政府の知的財産戦略本部 コンテンツ強化専門調査会は2012年3月13日、今年度の最終会合となる第8回会合を開催した。前回の会合で委員から「知的財産推進計画2012」骨子に盛り込むべき事項についての要望が出たことを踏まえて、文面が一部変更されたが、大幅な修正はなされなかった。

 主要施策としては、デジタル・ネットワーク社会の基盤整備について「著作権に関する環境整備」と「電子書籍の本格的な流通促進」を、クールジャパンの推進に関しては「海外展開の成功事例の創出」と「インバウンドの推進」を挙げた。これらの施策については、「2012年3月下旬に開催予定の知財本部の会合で報告する方向で調整している」(内閣官房知的財産戦略推進事務局長の近藤賢二氏)という。

<著作権法の見直しなどを求める声が続出>

 事務局説明後の議論では、コンテンツ産業の振興に向けた法整備についての要望が相次いだ。例えば、川上量生氏(ドワンゴ代表取締役会長)は、「国際的な交渉の状況を踏まえつつ著作権制度上の課題について検討を行い、必要な措置を講じる」という項目について意見を述べた。「国際的な交渉の状況を踏まえつつ検討するのは正しいと思うが、一方で最近の裁判で著作権法についての判例が出ている。これらの問題について、日本として戦略的にどう取り組むのか決める必要がある」とした。

 角川グループホールディングス取締役会長の角川歴彦氏は、最初からデジタルで構成されている情報である「ボーンデジタル」のコンテンツについて、「19世紀、20世紀に出来た著作権法で、これらを判断するのは難しい。裁判で偏った判例が出る恐れがある」と懸念を示した。

 これに対し近藤局長は、「重要な指摘をいただいた。著作権法が策定された当時は、今のような状況を想定していなかったと思う」とした。
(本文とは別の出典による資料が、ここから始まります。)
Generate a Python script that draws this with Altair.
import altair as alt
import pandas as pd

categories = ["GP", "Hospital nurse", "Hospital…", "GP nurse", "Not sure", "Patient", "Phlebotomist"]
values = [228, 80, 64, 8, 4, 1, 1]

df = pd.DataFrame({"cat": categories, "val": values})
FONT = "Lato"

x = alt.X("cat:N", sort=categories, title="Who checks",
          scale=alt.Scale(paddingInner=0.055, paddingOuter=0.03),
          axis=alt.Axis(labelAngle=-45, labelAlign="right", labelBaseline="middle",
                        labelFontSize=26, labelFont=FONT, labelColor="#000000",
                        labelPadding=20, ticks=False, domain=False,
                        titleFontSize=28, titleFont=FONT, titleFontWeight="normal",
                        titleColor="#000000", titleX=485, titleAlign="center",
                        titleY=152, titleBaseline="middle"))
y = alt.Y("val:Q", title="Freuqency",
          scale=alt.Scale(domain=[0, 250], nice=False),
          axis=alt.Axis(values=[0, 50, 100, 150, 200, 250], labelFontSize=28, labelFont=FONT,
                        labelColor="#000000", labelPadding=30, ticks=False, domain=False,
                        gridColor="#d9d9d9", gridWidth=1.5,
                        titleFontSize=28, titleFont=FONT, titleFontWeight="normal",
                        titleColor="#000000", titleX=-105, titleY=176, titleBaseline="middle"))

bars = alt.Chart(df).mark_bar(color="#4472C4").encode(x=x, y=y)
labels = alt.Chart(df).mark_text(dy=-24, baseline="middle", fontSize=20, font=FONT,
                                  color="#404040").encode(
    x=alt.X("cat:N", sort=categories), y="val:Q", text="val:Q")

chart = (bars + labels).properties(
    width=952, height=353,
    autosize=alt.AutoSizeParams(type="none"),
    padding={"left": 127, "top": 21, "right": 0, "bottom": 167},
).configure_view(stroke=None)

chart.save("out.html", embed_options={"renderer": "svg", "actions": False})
そのうえで、「世の中の変化に対応できる仕組みが重要だと思う」「デジタル時代に著作権法で対応できるものとそうでないものを整理したい。必要なものが第二の著作権法の導入なのかコンテンツ促進法(コンテンツの創造、保護及び活用の促進 に関する法律)改正なのかは分からないが、来年度から議論を進めていきたい」と意欲を見せた。

<「山を登り始めた」と中村会長>

 専門調査会の会長を務める中村伊知哉氏(慶應義塾大学大学院教授)はこれまでの知財本部の取り組みについて、「コンテンツ強化に向けて政府の省庁が一つのテーブルに付いて一つの方向に向かって動き出したのが成果だと感じている」「個人的には日本が世界の知財大国になるのがゴールだと考えている。山登りに例えると1合目や2合目の段階だが、山登りは始まったと感じている」と述べた。

 知的財産推進計画2012は、知財本部での調整を経て、2012年5月から6月ごろに取りまとめられる予定である。